Cynics will likely take note that the second season of “The Killing” (AMC, 8 p.m.) occurs on April Fools Day.
Some viewers felt like they were fooled when the first season ended minus a resolution to the season-long case investigating the murder of a teenager.
The backlash caused the network AMC to go into a defensive mode and a definitive promise aobut the series going forth.
“We learned a lot from your response to season one,” AMC programming chief Joel Stillerman told writers at the TV Critics Association winter press tour earlier this year. “We heard you, and we clearly didn’t sufficiently manage expectations.”
Some thought he was kidding when he declared, though, that “the killer will be revealed in the season two finale.”
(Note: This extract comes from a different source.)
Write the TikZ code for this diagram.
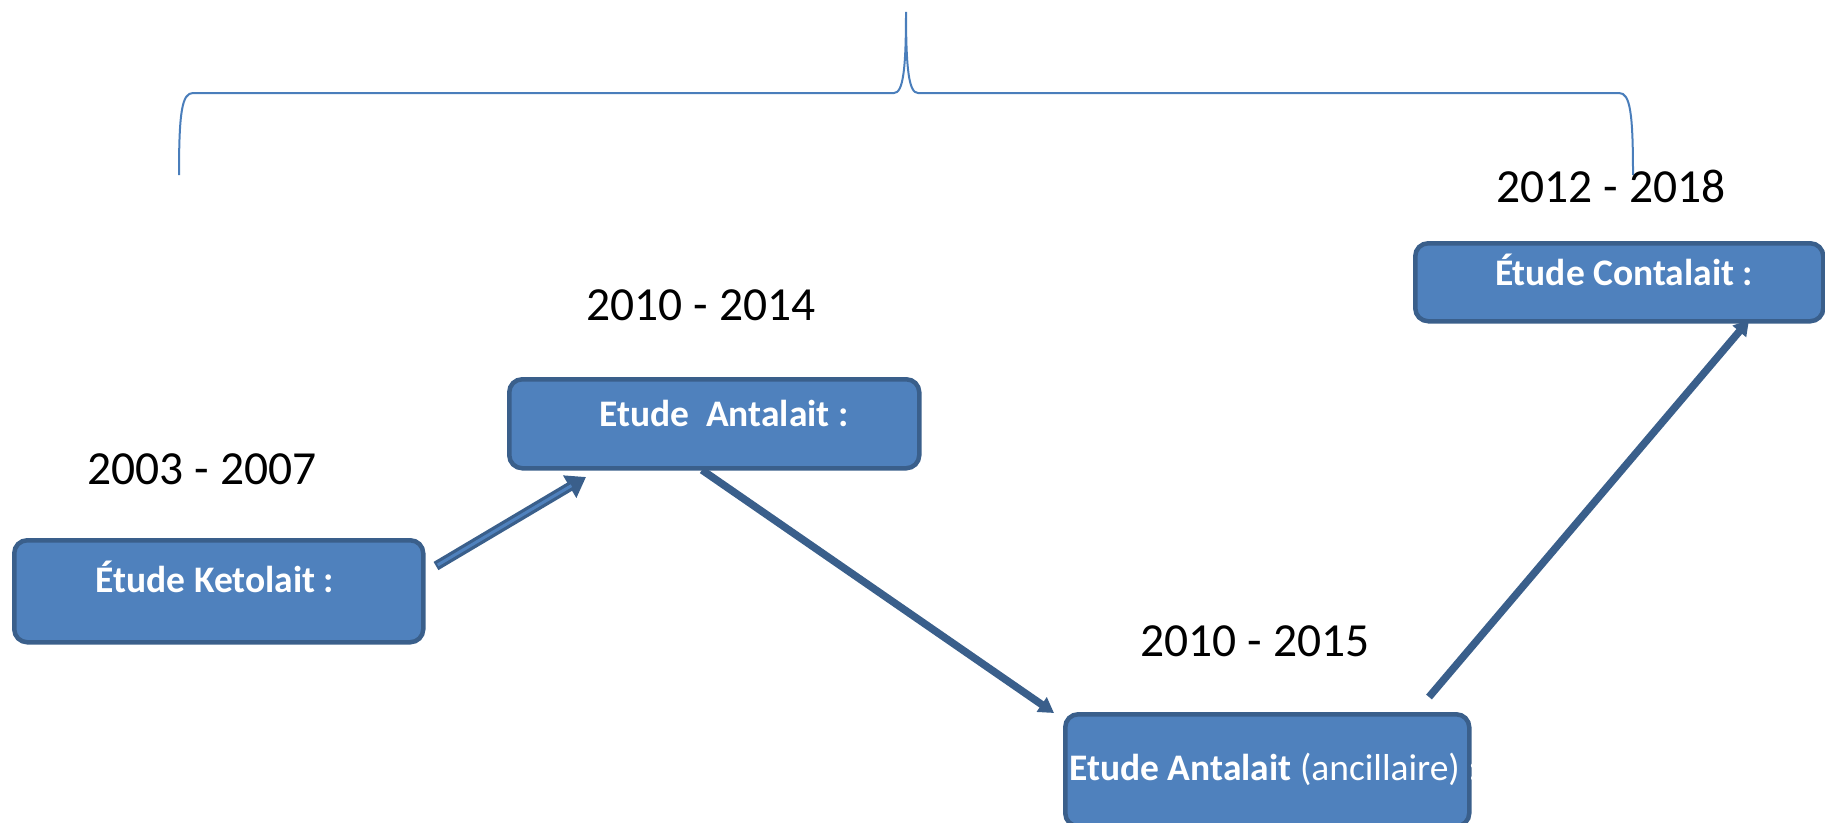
\documentclass[tikz,border=0pt]{standalone}
\usepackage{fontspec}
\setmainfont{Carlito}
\usetikzlibrary{arrows.meta}
\definecolor{boxfill}{HTML}{4F81BD}
\definecolor{boxline}{HTML}{3A5F8B}
\definecolor{bracecol}{HTML}{4A7EBB}
\begin{document}
\begin{tikzpicture}[x=1pt,y=-1pt,
  studybox/.style={draw=boxline, fill=boxfill, line width=4.5pt, rounded corners=13pt,
    inner sep=0pt, anchor=north west},
  boxtext/.style={text=white, font=\fontsize{37.5}{45}\selectfont, inner sep=0pt},
  yeartext/.style={text=black, font=\fontsize{47.5}{57}\selectfont, inner sep=0pt},
  flow/.style={draw=boxline, line width=7.5pt, -{Triangle[length=15pt,width=17pt]}},
]
\useasboundingbox (0,0) rectangle (1825,822);

% curly brace spanning the timeline
\draw[bracecol, line width=2pt]
  (179,175) .. controls (179,112) and (182,93) .. (193,93) -- (894,93)
  .. controls (903,93) and (906,70) .. (906,12)
  .. controls (906,70) and (909,93) .. (918,93) -- (1619,93)
  .. controls (1630,93) and (1633,112) .. (1633,175);

% study boxes
\node[studybox, minimum width=409pt, minimum height=102pt] (ket) at (12,538) {};
\node[studybox, minimum width=410pt, minimum height=89pt] (ant) at (507,377) {};
\node[studybox, minimum width=404pt, minimum height=112pt] (anc) at (1063,712) {};
\node[studybox, minimum width=408pt, minimum height=78pt] (con) at (1413,241) {};

% box titles
\node[boxtext] (ketT) at (215,577) {\bfseries Étude Ketolait :};
\node[boxtext] (antT) at (724,413) {\bfseries Etude\ \ Antalait :};
\node[boxtext] (ancT) at (1274,769) {\textbf{Etude Antalait} (ancillaire) :};
\node[boxtext] (conT) at (1624,270) {\bfseries Étude Contalait :};

% periods
\node[yeartext] (y1) at (202,469) {2003 - 2007};
\node[yeartext] (y2) at (701,305) {2010 - 2014};
\node[yeartext] (y3) at (1255,641) {2010 - 2015};
\node[yeartext] (y4) at (1611,186) {2012 - 2018};

% arrow end points
\coordinate (a1s) at (436,566);
\coordinate (a1e) at (586,477);
\coordinate (a2s) at (702,470);
\coordinate (a2e) at (1054,713);
\coordinate (a3s) at (1429,697);
\coordinate (a3e) at (1749,320);

% arrows
\draw[draw=boxline, line width=9.5pt, -{Triangle[length=19pt,width=25pt]}] (a1s) -- (a1e);
\draw[draw=boxfill, line width=3pt, shorten <=2pt, shorten >=17pt] (a1s) -- (a1e);
\draw[flow] (a2s) -- (a2e);
\draw[flow] (a3s) -- (a3e);
\end{tikzpicture}
\end{document}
But maybe people shouldn’t have been so prised at what did or didn’t lappen, he said. AMC’s two seasons are “taken directly from the very successful Danish series, which also ended season one with a cliffhanger and solved the murder at the end of season two.
But, he added, “after we saw the reaction,” he said the network “potentially explored veering away from the Danish template. We looked at all our options and thought about whether we could conclude the story early in the season or at other points, but at the end of the day and after some significant discussion, we decided that in order to do justice to the story that we fell in love with in the first place, a very multi layered and complex story, resolving the murder at the end of season two was the best creative plan.”
Then, as in the Danish series, a new crime would be investigated.